Methods: RapidTEGs were collected from the Study of Tranexamic Acid during Air Medical Prehospital transport (STAAMP) and Prehospital Air Medical Plasma (PAMPer) clinical trials. After eliminating incomplete or discontinuous TEGs, 76% of TEGs remained (104 patients, n=104 tracings). For each, an adjudication was made whether there was insufficient coagulation, defined by a maximum amplitude (MA) of the tracing less than 50 mm (n=15), or excessive lysis, defined by a decline in MA of at least 7.5 percent over 30 minutes (n=5). Parameters of a 3-state ordinary differential equation (ODE) model of TEG response based on mass conservation and reaction-engineering principles were fit to individual tracings. Estimated parameters include the effective initial platelet count, and rates of platelet activation, thrombus growth, and lysis (P0, k1, k2, and k3, respectively). Simulations over a mesh comprised of the four parameters, over their clinically relevant ranges, defined a set of 167,400 reference TEG trajectories. For each of the 104 patient TEGs, segments of the initial 5 or 10 minutes of data were used in the analysis. Sum of squared error (SSE) was computed between all simulated trajectories and individual patient trajectory over the specified time, and the 10 nearest simulated trajectories were retained. Therefore, the dataset for analysis includes 1040 parameter values for the top 10 trajectories for each timespan of the 104 patients. Four different logistic regression (LR) models were developed to predict either outcome (insufficient clotting or high lysis) using parameter sets from nearest trajectories of either 5 or 10 minutes of patient data. LR models were developed and tested on 700 and 340 parameter sets, respectively (each with balanced incidence of insufficient coagulation or high lysis). LR performance was described by and AUC of the ROC curve reported on the test sets.
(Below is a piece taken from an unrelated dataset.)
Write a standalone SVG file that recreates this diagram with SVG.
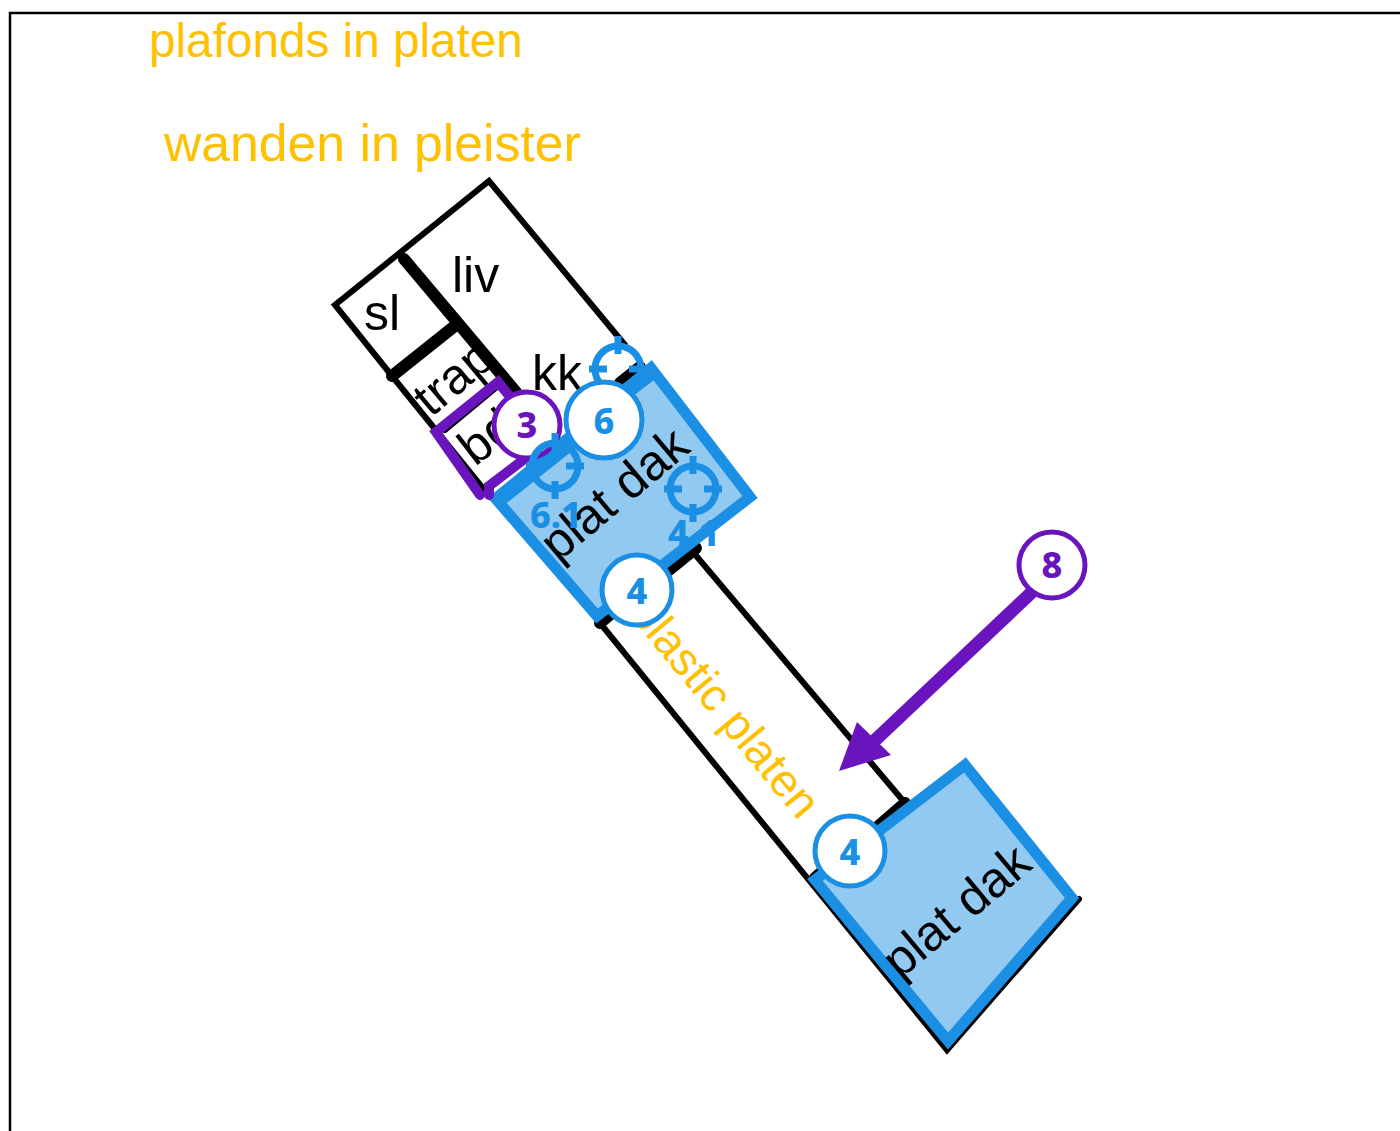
<svg xmlns="http://www.w3.org/2000/svg" width="1400" height="1131" viewBox="0 0 1400 1131">
<style>
.t{font-family:"Liberation Sans",Arial,sans-serif;fill:#000;font-size:50px}
.y{font-family:"Liberation Sans",Arial,sans-serif;fill:#ffc000}
.w{fill:none;stroke:#000;stroke-width:6;stroke-linecap:round;stroke-linejoin:miter}
.h{fill:none;stroke:#000;stroke-width:12;stroke-linecap:round}
.r{fill:#92c9f1;stroke:#1b8fe3;stroke-width:11;stroke-linejoin:miter}
.b{fill:none;stroke:#1b8fe3;stroke-linecap:butt}
.p{fill:none;stroke:#6a14bd;stroke-width:10;stroke-linecap:round;stroke-linejoin:miter}
.c{fill:#fff;stroke-width:5}
.n{font-family:"Noto Sans","Open Sans",sans-serif;font-weight:800;text-anchor:middle;font-size:36px}
</style>
<defs>
<g id="target"><circle r="23" fill="none" stroke="#1b8fe3" stroke-width="7"/><path d="M0-33V-15M0 15V33M-29 0H-11M11 0H29" stroke="#1b8fe3" stroke-width="7" fill="none"/></g>
</defs>
<g id="frame"><path d="M10 1131V13H1400" fill="none" stroke="#000" stroke-width="2.5"/></g>
<g id="connectors">
<path class="w" d="M625 345L489 181L335 305L392 376L490 497"/>
<path class="w" d="M693 552L905 803"/>
<path class="w" d="M600 623L947 1050L1079 899"/>
<path class="h" d="M404 259L516 392"/>
<path class="h" d="M392 376L456 325"/>
<path class="w" d="M445 430L498 386"/>
<path class="h" d="M669 570L696 548"/>
<path class="h" d="M600 623L612 613"/>
<path class="h" d="M874 830L905 803"/>
<path class="h" d="M815 878L824 870"/>
<path class="h" d="M620 383L640 367"/>
</g>
<g id="room-labels">
<text class="t" x="452" y="292">liv</text>
<text class="t" x="364" y="330">sl</text>
<text class="t" x="532" y="390">kk</text>
<text class="t" transform="translate(431 418) rotate(-40)">trap</text>
<text class="t" transform="translate(475 467) rotate(-38)">bd</text>
</g>
<g id="titles">
<text class="y" x="149" y="57" font-size="47.7">plafonds in platen</text>
<text class="y" x="164" y="161" font-size="51.7">wanden in pleister</text>
<text class="y" font-size="46" transform="translate(628 614) rotate(50.5)">plastic platen</text>
</g>
<g id="roof-upper">
<path class="r" d="M651 368L750 497L597 616L496 499Z"/>
<path class="b" stroke-width="16" d="M495 502L572 441M628 390L654 370"/>
<text class="t" font-size="52" transform="translate(558 563) rotate(-40)">plat dak</text>
</g>
<g id="roof-lower">
<path class="r" d="M965 765L1072 898L948 1041L815 880Z"/>
<text class="t" font-size="52" transform="translate(900 980) rotate(-40)">plat dak</text>
</g>
<g id="purple-room">
<path class="p" d="M480 495L436 432L498 382L516 404"/>
<path class="p" d="M489 495L489 486L552 438"/>
</g>
<g id="marker-3"><circle class="c" cx="527" cy="425" r="33" stroke="#6a14bd"/><text class="n" x="527" y="438" fill="#6a14bd">3</text></g>
<g id="target-6-1"><use href="#target" x="555" y="466"/><text class="n" x="556" y="528" font-size="30" fill="#1b8fe3">6.1</text></g>
<g id="target-6-top"><use href="#target" x="618" y="369"/></g>
<g id="target-4-1"><use href="#target" x="693" y="489"/><text class="n" x="694" y="546" font-size="30" fill="#1b8fe3">4.1</text></g>
<g id="marker-6"><circle class="c" cx="604" cy="420" r="38" stroke="#1b8fe3"/><text class="n" x="604" y="434" fill="#1b8fe3">6</text></g>
<g id="marker-4a"><circle class="c" cx="637" cy="590" r="35" stroke="#1b8fe3"/><text class="n" x="637" y="604" fill="#1b8fe3">4</text></g>
<g id="marker-4b"><circle class="c" cx="850" cy="851" r="35" stroke="#1b8fe3"/><text class="n" x="850" y="865" fill="#1b8fe3">4</text></g>
<g id="arrow-8">
<path d="M1032 592L870 745" stroke="#6a14bd" stroke-width="13" fill="none"/>
<path d="M839 771L857 722L891 755Z" fill="#6a14bd"/>
<circle class="c" cx="1052" cy="565" r="33" stroke="#6a14bd"/><text class="n" x="1052" y="578" fill="#6a14bd">8</text>
</g>
</svg>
Results: For parameter values identified from 5 minutes of patient data, LR shows that model parameters can be highly predictive of MA and moderately predictive of lysis. Multivariate LR identified low MA (AUC = 0.906). LR less accurately identified excessive lysis with all parameters (AUC = 0.857). For the parameter values identified using 10 minutes of data, LR shows that model parameters are more highly predictive of MA and less predictive of lysis. LR using all parameters identified low MA (AUC = 0.966) with high certainty, while there was no improvement in the ability to identify excessive lysis (AUC = 0.829). The variability in accuracy for predicting lysis may be associated with the lower incidence in the total population (n=5).

Conclusion: This simulated TEG database structure quickly analyzes subgroups of high risk. This method combines the use of deterministic modeling with data analytics to determine subgroup membership. Results show reliable prediction of problems with MA and a potential to predict lysis early-on. Applying this method could allow the point-of-care RapidTEG to provide preliminary readouts (for example, at 5 and 10 minutes) of coagulopathy; and thereby, decrease time to patient-tailored treatment. This is particularly applicable for use with shock and trauma patients, where timing is critical.